Chciał się "dogadać" za 50 euro
Stał oparty o drzewo, nie mógł utrzymać się na nogach. Policjanci postanowili mu pomóc. Mężczyzna przekonywał funkcjonariuszy, że nie chce jechać do komendy. Wyjął z kieszeni 50 euro i na siłę dawał interweniującym, aby puścili go wolno. Jak się okazało, mężczyzna był poszukiwany przez Sąd Rejonowy w Radzyniu Podlaskim celem osadzenia w zakładzie karnym.
Policjanci z referatu patrolowo-interwencyjnego z Ochoty podczas patrolowania Dworca Zachodniego zwrócili uwagę na mężczyznę, który stał oparty o drzewo. Miał wyraźne problemy z utrzymaniem się na nogach.
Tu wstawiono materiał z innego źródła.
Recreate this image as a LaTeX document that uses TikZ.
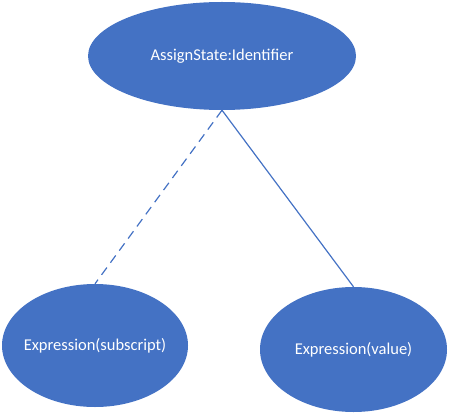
\documentclass[tikz,border=0pt]{standalone}
\usepackage{fontspec}
\setmainfont{Carlito}
\usetikzlibrary{shapes.geometric}
\definecolor{obl}{HTML}{4472C4}
\tikzset{
  blob/.style={ellipse, fill=obl, inner sep=0pt},
  lbl/.style={text=white, inner sep=0pt, font=\fontsize{16.5}{18}\selectfont},
  link/.style={draw=obl, line width=1.2pt},
}
\begin{document}
\begin{tikzpicture}[x=1pt,y=-1pt]
\useasboundingbox (0,0) rectangle (449,414);
\node[blob, minimum width=268pt, minimum height=108pt] (top) at (222,56) {};
\node[lbl] (topt) at (top.center) {AssignState:Identifier};
\node[blob, minimum width=186pt, minimum height=123pt] (sub) at (95,345.5) {};
\node[lbl] (subt) at (sub.center) {Expression(subscript)};
\node[blob, minimum width=187pt, minimum height=125pt] (val) at (353.5,349.5) {};
\node[lbl] (valt) at (val.center) {Expression(value)};
\draw[link, dash pattern=on 9pt off 6pt] (top.south) -- (sub.north);
\draw[link] (top.south) -- (val.north);
\end{tikzpicture}
\end{document}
Funkcjonariusze natychmiast postanowili mu pomóc. Szybko zorientowali się, że mężczyzna jest pijany. Zadecydowali przewieźć go do komendy. Podczas jazdy 54-latek przekonywał interweniujących, że nie chce jechać do jednostki Policji. W pewnym momencie wyjął z kieszeni 50 euro i na siłę dawał je policjantom z propozycją, by ,,wzięli kasę i puścili go wolno”.
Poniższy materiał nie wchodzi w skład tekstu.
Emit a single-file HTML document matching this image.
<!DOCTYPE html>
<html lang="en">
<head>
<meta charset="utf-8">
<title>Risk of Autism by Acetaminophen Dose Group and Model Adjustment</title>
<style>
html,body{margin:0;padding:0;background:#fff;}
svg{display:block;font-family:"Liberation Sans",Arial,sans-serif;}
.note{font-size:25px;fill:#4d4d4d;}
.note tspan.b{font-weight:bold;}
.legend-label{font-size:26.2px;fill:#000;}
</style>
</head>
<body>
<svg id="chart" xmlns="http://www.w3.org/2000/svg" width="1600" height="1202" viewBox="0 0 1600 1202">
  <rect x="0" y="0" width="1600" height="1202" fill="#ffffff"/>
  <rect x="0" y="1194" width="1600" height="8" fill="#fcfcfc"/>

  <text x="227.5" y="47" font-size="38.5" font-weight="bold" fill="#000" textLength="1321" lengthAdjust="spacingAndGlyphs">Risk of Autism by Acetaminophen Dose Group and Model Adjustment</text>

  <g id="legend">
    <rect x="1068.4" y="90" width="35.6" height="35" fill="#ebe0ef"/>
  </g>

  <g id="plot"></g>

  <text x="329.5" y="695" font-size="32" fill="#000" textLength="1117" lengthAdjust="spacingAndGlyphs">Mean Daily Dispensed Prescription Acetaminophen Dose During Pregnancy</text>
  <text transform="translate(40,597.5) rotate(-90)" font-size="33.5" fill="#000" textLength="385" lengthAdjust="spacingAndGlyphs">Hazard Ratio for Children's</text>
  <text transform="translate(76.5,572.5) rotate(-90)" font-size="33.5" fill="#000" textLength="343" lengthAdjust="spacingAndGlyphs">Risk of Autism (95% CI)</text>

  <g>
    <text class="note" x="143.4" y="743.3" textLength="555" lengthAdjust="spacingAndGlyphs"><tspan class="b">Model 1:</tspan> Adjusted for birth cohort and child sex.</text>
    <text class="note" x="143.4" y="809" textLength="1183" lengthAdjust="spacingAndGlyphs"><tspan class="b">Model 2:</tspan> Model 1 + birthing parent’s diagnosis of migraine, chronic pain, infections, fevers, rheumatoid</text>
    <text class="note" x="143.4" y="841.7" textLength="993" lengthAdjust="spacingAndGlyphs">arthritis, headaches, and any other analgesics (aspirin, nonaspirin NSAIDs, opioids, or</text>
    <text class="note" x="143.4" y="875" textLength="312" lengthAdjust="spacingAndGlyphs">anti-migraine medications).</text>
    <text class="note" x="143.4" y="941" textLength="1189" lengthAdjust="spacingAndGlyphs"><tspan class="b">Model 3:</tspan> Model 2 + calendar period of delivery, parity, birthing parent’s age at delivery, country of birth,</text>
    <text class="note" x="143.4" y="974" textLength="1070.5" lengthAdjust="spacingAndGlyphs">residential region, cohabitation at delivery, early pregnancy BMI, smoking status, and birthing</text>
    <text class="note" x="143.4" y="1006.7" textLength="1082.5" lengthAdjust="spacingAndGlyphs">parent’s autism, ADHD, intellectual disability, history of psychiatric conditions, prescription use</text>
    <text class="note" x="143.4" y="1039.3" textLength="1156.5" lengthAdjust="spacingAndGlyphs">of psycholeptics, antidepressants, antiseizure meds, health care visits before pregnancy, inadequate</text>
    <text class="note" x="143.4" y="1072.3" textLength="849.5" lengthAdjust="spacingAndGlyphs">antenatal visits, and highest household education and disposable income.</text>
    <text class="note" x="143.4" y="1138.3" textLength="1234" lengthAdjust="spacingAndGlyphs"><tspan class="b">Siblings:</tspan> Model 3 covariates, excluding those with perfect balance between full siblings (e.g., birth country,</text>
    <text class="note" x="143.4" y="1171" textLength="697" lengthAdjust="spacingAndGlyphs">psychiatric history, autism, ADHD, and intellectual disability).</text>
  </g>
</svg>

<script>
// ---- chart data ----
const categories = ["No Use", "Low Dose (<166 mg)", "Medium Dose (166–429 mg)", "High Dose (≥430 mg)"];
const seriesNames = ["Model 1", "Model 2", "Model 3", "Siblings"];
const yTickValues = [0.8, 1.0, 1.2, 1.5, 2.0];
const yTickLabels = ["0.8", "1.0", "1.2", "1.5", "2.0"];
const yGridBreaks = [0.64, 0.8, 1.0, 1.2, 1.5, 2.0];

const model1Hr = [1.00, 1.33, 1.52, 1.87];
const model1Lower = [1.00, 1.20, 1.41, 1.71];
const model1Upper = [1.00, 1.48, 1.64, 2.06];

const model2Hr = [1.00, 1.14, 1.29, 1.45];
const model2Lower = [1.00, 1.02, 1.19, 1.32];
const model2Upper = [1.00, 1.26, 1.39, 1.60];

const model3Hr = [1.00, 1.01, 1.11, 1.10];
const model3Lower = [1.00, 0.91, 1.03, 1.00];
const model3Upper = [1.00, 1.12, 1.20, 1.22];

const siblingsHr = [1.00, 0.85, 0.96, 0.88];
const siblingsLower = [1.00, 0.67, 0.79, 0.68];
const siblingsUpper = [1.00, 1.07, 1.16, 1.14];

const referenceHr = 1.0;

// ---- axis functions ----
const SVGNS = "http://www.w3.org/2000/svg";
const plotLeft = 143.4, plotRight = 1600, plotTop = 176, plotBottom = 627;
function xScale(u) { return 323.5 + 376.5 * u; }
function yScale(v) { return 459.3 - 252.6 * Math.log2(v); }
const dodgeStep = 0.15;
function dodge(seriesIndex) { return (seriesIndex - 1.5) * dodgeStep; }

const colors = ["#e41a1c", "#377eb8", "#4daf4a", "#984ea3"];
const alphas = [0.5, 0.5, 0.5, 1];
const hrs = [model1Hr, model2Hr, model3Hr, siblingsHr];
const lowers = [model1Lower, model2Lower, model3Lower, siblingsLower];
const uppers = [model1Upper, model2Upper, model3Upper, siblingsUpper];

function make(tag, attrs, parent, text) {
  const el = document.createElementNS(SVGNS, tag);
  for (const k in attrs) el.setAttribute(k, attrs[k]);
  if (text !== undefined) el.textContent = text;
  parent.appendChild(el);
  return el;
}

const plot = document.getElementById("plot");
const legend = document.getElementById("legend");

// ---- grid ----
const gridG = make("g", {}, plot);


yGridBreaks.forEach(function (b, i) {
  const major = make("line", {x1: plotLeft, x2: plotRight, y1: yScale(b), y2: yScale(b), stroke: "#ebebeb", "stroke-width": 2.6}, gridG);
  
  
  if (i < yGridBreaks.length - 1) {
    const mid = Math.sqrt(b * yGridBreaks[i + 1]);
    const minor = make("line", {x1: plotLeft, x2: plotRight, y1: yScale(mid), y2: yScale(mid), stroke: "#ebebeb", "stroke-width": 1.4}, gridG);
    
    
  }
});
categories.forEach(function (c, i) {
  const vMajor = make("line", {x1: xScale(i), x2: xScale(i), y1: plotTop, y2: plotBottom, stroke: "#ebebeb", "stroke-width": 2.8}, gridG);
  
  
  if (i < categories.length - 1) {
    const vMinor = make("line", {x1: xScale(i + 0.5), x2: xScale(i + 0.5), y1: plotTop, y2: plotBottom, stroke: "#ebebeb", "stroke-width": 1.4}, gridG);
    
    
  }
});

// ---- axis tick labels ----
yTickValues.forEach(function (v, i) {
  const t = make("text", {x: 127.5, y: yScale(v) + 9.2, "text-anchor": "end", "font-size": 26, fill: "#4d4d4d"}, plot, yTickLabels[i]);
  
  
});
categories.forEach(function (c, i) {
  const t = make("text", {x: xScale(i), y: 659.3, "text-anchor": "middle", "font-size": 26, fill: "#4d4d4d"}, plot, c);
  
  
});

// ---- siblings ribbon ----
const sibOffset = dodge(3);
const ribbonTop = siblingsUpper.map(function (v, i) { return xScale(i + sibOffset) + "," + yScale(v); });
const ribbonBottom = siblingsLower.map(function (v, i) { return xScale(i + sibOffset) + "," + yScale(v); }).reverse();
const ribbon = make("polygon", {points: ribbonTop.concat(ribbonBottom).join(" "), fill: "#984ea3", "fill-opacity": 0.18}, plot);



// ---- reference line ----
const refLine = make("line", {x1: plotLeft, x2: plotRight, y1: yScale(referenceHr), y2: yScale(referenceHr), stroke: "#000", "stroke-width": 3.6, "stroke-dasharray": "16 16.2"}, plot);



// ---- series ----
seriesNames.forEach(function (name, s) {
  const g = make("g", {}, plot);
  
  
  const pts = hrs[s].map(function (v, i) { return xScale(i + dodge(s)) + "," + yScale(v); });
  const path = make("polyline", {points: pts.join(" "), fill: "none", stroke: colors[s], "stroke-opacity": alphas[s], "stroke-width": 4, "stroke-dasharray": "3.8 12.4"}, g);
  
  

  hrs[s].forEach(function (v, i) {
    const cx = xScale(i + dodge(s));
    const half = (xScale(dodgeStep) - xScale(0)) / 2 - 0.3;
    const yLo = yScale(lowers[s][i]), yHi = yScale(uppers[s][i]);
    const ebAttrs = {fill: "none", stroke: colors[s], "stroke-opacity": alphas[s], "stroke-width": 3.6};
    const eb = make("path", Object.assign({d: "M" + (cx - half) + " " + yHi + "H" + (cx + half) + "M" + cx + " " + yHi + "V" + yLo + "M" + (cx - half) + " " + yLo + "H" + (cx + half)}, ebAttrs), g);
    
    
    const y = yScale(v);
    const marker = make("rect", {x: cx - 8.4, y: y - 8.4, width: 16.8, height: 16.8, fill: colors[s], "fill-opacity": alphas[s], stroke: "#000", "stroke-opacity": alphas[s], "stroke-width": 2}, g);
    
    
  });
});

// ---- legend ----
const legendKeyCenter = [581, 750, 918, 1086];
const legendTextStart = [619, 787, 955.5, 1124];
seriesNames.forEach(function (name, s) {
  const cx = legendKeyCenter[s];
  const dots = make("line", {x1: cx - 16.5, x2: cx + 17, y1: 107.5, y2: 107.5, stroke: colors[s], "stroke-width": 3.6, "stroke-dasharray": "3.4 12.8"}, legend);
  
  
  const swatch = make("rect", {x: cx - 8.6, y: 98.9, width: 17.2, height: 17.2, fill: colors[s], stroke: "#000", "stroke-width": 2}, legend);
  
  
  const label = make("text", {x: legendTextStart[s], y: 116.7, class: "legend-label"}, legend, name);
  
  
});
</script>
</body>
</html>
Stanisław F. został zatrzymany. Przeprowadzone badanie wykazało, że miał 3 promile alkoholu we krwi. Funkcjonariusze bardzo dokładnie sprawdzili mężczyznę. W policyjnej bazie figurował, jako osoba poszukiwana przez Sąd Rejonowy w Radzyniu Podlaskim celem osadzenia w zakładzie karny za kierowanie rowerem w stanie nietrzeźwości. 54-latek trafił do zakładu karnego, gdzie spędzi najbliższe 12 miesięcy. Będzie także odpowiadał do usiłowanie wręczenia łapówki. Czyn ten zagrożony jest karą do 8 lat pozbawienia wolności.